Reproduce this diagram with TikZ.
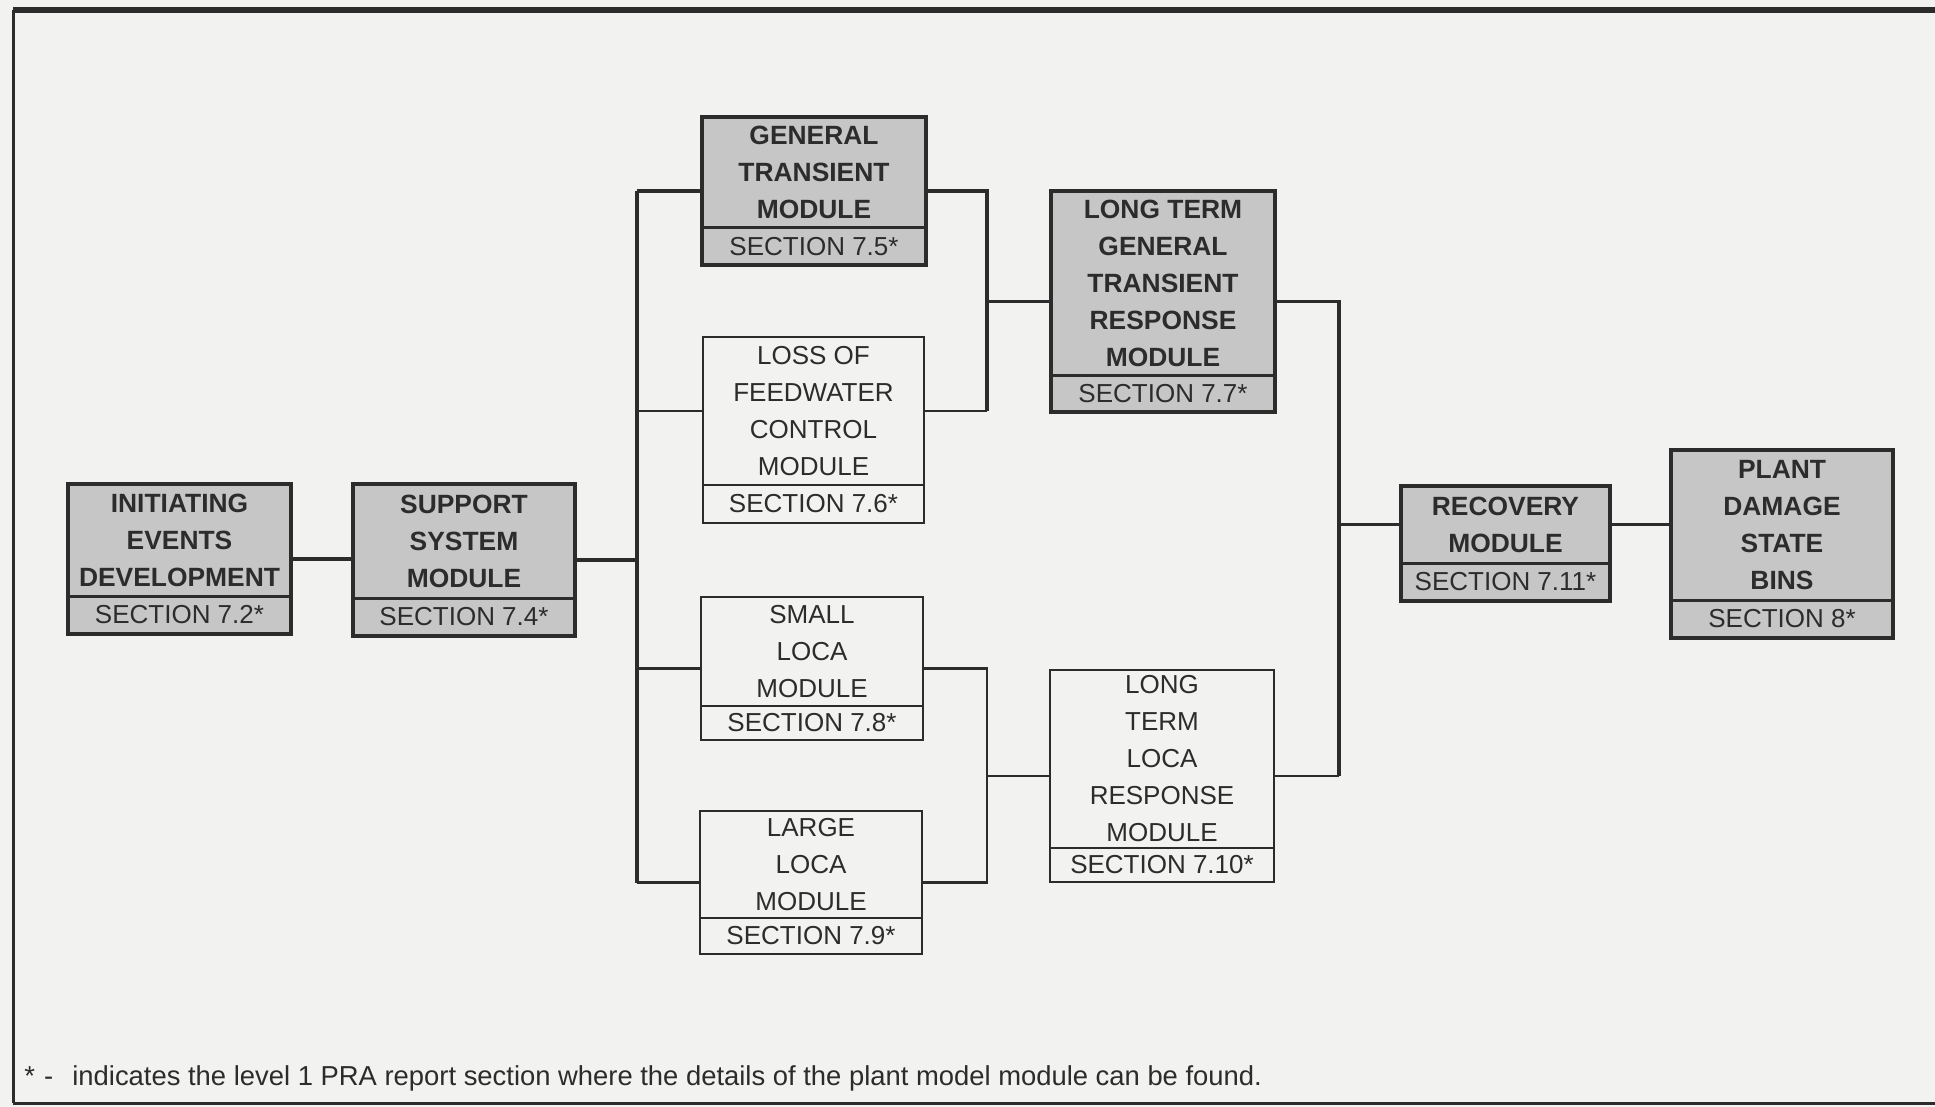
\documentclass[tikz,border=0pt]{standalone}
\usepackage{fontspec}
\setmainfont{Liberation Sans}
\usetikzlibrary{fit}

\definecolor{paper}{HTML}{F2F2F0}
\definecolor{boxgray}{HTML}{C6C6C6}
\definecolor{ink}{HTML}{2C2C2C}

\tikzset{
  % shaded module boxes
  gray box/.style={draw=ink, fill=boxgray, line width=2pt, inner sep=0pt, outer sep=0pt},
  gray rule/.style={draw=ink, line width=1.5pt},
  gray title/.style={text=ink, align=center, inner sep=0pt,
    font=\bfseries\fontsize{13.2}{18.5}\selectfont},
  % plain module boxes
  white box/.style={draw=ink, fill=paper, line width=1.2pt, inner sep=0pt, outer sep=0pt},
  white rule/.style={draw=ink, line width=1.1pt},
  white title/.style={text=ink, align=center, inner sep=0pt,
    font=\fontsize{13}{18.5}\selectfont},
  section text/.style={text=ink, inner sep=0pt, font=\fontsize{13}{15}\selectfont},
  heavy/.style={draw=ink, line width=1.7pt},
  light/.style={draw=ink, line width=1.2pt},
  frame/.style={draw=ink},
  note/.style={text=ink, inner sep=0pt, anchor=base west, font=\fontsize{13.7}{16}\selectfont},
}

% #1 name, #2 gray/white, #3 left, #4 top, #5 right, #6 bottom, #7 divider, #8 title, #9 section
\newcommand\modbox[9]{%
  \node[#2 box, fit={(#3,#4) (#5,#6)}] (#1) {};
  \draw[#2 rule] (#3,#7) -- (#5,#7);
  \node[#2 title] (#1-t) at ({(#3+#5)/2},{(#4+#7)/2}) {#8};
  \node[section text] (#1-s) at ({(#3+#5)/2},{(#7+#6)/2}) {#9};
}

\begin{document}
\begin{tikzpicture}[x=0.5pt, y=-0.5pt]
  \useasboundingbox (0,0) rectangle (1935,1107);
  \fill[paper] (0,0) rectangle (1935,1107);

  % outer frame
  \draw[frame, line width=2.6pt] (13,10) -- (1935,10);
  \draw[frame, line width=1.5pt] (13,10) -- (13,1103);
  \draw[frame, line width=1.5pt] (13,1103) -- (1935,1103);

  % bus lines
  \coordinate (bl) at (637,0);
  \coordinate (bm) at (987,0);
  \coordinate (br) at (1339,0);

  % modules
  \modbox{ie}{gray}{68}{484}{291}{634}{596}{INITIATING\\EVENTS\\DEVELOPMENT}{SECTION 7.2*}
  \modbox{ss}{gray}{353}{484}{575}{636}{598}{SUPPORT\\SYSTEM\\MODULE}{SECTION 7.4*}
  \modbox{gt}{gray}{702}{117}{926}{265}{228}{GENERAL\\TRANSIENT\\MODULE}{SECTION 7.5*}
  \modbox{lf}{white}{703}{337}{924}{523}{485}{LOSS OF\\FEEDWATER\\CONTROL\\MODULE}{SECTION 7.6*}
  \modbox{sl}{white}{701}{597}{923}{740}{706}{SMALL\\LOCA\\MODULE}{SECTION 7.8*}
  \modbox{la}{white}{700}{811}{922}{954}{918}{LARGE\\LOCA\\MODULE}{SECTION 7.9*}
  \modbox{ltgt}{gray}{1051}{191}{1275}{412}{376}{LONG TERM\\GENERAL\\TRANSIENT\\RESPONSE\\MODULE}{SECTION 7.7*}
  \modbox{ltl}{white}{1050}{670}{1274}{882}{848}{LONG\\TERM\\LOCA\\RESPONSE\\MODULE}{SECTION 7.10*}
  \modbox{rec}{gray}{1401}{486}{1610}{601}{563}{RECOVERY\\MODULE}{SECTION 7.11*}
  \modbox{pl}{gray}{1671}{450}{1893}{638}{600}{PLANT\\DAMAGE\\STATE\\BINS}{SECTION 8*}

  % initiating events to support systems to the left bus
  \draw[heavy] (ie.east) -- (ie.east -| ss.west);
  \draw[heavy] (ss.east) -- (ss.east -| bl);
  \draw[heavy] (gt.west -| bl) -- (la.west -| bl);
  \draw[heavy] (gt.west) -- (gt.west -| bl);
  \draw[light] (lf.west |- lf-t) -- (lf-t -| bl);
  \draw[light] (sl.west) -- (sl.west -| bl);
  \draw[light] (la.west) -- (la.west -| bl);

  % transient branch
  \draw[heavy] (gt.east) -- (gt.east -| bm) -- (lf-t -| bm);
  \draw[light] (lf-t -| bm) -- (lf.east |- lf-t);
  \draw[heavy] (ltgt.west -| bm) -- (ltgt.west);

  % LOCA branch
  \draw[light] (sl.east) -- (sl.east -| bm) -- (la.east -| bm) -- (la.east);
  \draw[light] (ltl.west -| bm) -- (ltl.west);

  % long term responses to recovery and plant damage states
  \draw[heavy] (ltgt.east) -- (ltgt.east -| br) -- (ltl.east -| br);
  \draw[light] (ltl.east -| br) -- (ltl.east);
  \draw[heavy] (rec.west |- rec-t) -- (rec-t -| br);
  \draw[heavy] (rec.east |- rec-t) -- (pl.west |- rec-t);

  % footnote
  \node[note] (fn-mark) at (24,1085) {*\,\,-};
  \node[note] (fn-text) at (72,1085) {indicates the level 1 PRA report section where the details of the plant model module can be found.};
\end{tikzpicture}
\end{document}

**********

Exercise prompt:
Go through the data above and transcribe it in full, omitting any image.

Correct answer:
Reproduce this diagram with TikZ.
\documentclass[tikz,border=0pt]{standalone}
\usepackage{fontspec}
\setmainfont{Liberation Sans}
\usetikzlibrary{fit}

\definecolor{paper}{HTML}{F2F2F0}
\definecolor{boxgray}{HTML}{C6C6C6}
\definecolor{ink}{HTML}{2C2C2C}

\tikzset{
  % shaded module boxes
  gray box/.style={draw=ink, fill=boxgray, line width=2pt, inner sep=0pt, outer sep=0pt},
  gray rule/.style={draw=ink, line width=1.5pt},
  gray title/.style={text=ink, align=center, inner sep=0pt,
    font=\bfseries\fontsize{13.2}{18.5}\selectfont},
  % plain module boxes
  white box/.style={draw=ink, fill=paper, line width=1.2pt, inner sep=0pt, outer sep=0pt},
  white rule/.style={draw=ink, line width=1.1pt},
  white title/.style={text=ink, align=center, inner sep=0pt,
    font=\fontsize{13}{18.5}\selectfont},
  section text/.style={text=ink, inner sep=0pt, font=\fontsize{13}{15}\selectfont},
  heavy/.style={draw=ink, line width=1.7pt},
  light/.style={draw=ink, line width=1.2pt},
  frame/.style={draw=ink},
  note/.style={text=ink, inner sep=0pt, anchor=base west, font=\fontsize{13.7}{16}\selectfont},
}

% #1 name, #2 gray/white, #3 left, #4 top, #5 right, #6 bottom, #7 divider, #8 title, #9 section
\newcommand\modbox[9]{%
  \node[#2 box, fit={(#3,#4) (#5,#6)}] (#1) {};
  \draw[#2 rule] (#3,#7) -- (#5,#7);
  \node[#2 title] (#1-t) at ({(#3+#5)/2},{(#4+#7)/2}) {#8};
  \node[section text] (#1-s) at ({(#3+#5)/2},{(#7+#6)/2}) {#9};
}

\begin{document}
\begin{tikzpicture}[x=0.5pt, y=-0.5pt]
  \useasboundingbox (0,0) rectangle (1935,1107);
  \fill[paper] (0,0) rectangle (1935,1107);

  % outer frame
  \draw[frame, line width=2.6pt] (13,10) -- (1935,10);
  \draw[frame, line width=1.5pt] (13,10) -- (13,1103);
  \draw[frame, line width=1.5pt] (13,1103) -- (1935,1103);

  % bus lines
  \coordinate (bl) at (637,0);
  \coordinate (bm) at (987,0);
  \coordinate (br) at (1339,0);

  % modules
  \modbox{ie}{gray}{68}{484}{291}{634}{596}{INITIATING\\EVENTS\\DEVELOPMENT}{SECTION 7.2*}
  \modbox{ss}{gray}{353}{484}{575}{636}{598}{SUPPORT\\SYSTEM\\MODULE}{SECTION 7.4*}
  \modbox{gt}{gray}{702}{117}{926}{265}{228}{GENERAL\\TRANSIENT\\MODULE}{SECTION 7.5*}
  \modbox{lf}{white}{703}{337}{924}{523}{485}{LOSS OF\\FEEDWATER\\CONTROL\\MODULE}{SECTION 7.6*}
  \modbox{sl}{white}{701}{597}{923}{740}{706}{SMALL\\LOCA\\MODULE}{SECTION 7.8*}
  \modbox{la}{white}{700}{811}{922}{954}{918}{LARGE\\LOCA\\MODULE}{SECTION 7.9*}
  \modbox{ltgt}{gray}{1051}{191}{1275}{412}{376}{LONG TERM\\GENERAL\\TRANSIENT\\RESPONSE\\MODULE}{SECTION 7.7*}
  \modbox{ltl}{white}{1050}{670}{1274}{882}{848}{LONG\\TERM\\LOCA\\RESPONSE\\MODULE}{SECTION 7.10*}
  \modbox{rec}{gray}{1401}{486}{1610}{601}{563}{RECOVERY\\MODULE}{SECTION 7.11*}
  \modbox{pl}{gray}{1671}{450}{1893}{638}{600}{PLANT\\DAMAGE\\STATE\\BINS}{SECTION 8*}

  % initiating events to support systems to the left bus
  \draw[heavy] (ie.east) -- (ie.east -| ss.west);
  \draw[heavy] (ss.east) -- (ss.east -| bl);
  \draw[heavy] (gt.west -| bl) -- (la.west -| bl);
  \draw[heavy] (gt.west) -- (gt.west -| bl);
  \draw[light] (lf.west |- lf-t) -- (lf-t -| bl);
  \draw[light] (sl.west) -- (sl.west -| bl);
  \draw[light] (la.west) -- (la.west -| bl);

  % transient branch
  \draw[heavy] (gt.east) -- (gt.east -| bm) -- (lf-t -| bm);
  \draw[light] (lf-t -| bm) -- (lf.east |- lf-t);
  \draw[heavy] (ltgt.west -| bm) -- (ltgt.west);

  % LOCA branch
  \draw[light] (sl.east) -- (sl.east -| bm) -- (la.east -| bm) -- (la.east);
  \draw[light] (ltl.west -| bm) -- (ltl.west);

  % long term responses to recovery and plant damage states
  \draw[heavy] (ltgt.east) -- (ltgt.east -| br) -- (ltl.east -| br);
  \draw[light] (ltl.east -| br) -- (ltl.east);
  \draw[heavy] (rec.west |- rec-t) -- (rec-t -| br);
  \draw[heavy] (rec.east |- rec-t) -- (pl.west |- rec-t);

  % footnote
  \node[note] (fn-mark) at (24,1085) {*\,\,-};
  \node[note] (fn-text) at (72,1085) {indicates the level 1 PRA report section where the details of the plant model module can be found.};
\end{tikzpicture}
\end{document}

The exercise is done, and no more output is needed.